EXTRACTED RECORDS -
--- Begin ---
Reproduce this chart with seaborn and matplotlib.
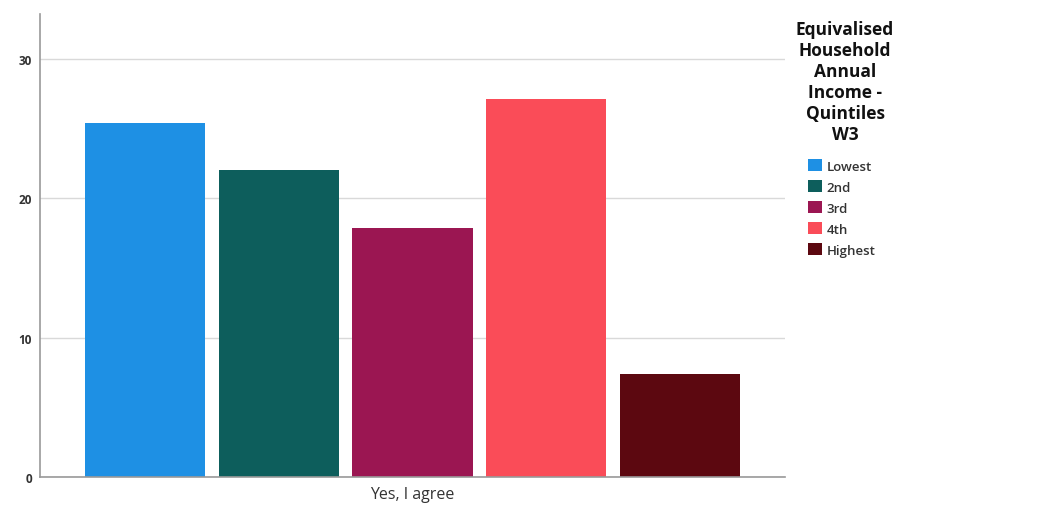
--- End ---
--- Begin ---
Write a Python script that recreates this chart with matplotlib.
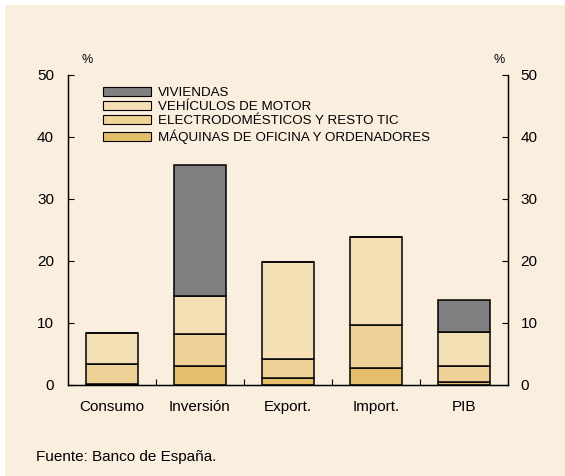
--- End ---
--- Begin ---
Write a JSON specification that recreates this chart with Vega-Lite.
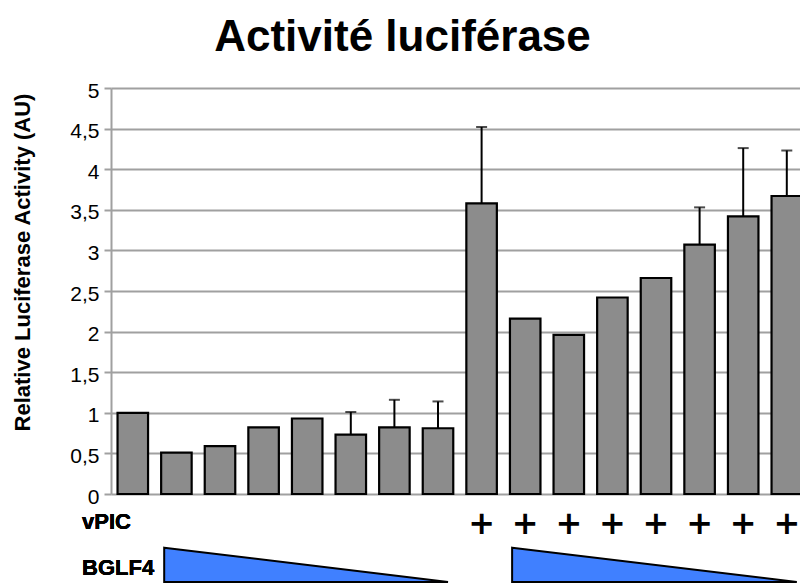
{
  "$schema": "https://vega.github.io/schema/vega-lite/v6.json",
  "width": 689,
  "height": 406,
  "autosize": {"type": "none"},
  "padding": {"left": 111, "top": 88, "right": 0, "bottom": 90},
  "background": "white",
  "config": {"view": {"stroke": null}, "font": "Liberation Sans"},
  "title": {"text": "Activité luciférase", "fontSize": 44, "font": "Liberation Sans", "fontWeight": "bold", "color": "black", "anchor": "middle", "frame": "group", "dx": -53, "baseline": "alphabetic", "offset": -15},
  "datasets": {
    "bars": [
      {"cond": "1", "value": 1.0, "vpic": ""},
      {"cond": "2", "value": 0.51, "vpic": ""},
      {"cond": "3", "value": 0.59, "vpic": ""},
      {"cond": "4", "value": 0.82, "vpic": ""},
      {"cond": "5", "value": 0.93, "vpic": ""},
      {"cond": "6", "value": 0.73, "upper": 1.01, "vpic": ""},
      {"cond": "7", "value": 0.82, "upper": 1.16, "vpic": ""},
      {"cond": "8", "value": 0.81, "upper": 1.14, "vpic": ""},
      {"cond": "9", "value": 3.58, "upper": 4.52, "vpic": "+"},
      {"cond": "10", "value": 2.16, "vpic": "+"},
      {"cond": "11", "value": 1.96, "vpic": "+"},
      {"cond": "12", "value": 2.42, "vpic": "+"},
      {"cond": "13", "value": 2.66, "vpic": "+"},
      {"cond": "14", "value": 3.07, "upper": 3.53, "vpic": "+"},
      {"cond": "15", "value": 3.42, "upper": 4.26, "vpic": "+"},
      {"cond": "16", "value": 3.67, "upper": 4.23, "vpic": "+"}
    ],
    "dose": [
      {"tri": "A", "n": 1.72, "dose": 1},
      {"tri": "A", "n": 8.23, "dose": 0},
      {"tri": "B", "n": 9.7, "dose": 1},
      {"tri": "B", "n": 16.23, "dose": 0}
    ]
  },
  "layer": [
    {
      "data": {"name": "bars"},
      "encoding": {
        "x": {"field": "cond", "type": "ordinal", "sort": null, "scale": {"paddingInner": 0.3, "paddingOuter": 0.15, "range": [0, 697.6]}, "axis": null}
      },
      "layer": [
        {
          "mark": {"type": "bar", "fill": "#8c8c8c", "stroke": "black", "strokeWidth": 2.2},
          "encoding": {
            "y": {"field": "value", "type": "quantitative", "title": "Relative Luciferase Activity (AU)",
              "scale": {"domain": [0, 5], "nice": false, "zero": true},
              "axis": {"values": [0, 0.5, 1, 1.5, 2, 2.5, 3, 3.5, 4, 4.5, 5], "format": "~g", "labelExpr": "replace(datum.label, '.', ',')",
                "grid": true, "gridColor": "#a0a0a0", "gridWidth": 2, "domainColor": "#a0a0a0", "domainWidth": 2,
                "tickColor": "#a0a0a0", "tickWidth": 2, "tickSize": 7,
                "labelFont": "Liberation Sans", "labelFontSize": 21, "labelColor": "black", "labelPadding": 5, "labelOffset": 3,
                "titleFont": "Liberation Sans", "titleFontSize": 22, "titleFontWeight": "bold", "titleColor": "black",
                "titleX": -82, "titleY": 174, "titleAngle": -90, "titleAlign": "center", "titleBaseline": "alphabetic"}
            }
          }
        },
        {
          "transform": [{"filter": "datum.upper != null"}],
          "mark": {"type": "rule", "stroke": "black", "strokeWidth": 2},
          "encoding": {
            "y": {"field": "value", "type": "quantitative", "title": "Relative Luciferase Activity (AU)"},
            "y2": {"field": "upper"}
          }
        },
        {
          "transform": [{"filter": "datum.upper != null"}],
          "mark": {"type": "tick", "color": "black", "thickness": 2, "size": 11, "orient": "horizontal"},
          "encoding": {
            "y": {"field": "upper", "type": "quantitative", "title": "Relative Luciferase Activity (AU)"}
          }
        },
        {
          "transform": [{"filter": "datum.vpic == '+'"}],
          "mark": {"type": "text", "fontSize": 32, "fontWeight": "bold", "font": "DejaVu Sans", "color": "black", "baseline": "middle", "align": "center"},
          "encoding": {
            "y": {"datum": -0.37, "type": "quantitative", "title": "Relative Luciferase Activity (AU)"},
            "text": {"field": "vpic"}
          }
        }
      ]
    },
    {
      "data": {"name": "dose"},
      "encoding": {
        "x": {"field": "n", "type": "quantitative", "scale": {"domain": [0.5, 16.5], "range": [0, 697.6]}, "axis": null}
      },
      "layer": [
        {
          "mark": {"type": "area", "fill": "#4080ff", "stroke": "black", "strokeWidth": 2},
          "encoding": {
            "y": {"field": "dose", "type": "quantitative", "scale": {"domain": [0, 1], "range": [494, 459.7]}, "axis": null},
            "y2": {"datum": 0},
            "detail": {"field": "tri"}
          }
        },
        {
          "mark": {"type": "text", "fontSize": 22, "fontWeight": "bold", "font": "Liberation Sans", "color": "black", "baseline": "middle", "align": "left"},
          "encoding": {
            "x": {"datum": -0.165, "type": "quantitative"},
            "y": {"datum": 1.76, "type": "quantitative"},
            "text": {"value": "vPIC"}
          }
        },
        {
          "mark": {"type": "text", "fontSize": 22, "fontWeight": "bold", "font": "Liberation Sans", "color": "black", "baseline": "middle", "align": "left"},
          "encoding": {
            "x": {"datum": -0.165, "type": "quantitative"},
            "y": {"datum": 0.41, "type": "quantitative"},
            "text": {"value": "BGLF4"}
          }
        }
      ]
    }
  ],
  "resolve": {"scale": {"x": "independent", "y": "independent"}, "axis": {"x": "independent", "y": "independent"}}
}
--- End ---
AIM OF THE EXERCISE - Pick each line holding the word "with" out of the data and copy it.

REPLY -
Reproduce this chart with seaborn and matplotlib.
Write a Python script that recreates this chart with matplotlib.
Write a JSON specification that recreates this chart with Vega-Lite.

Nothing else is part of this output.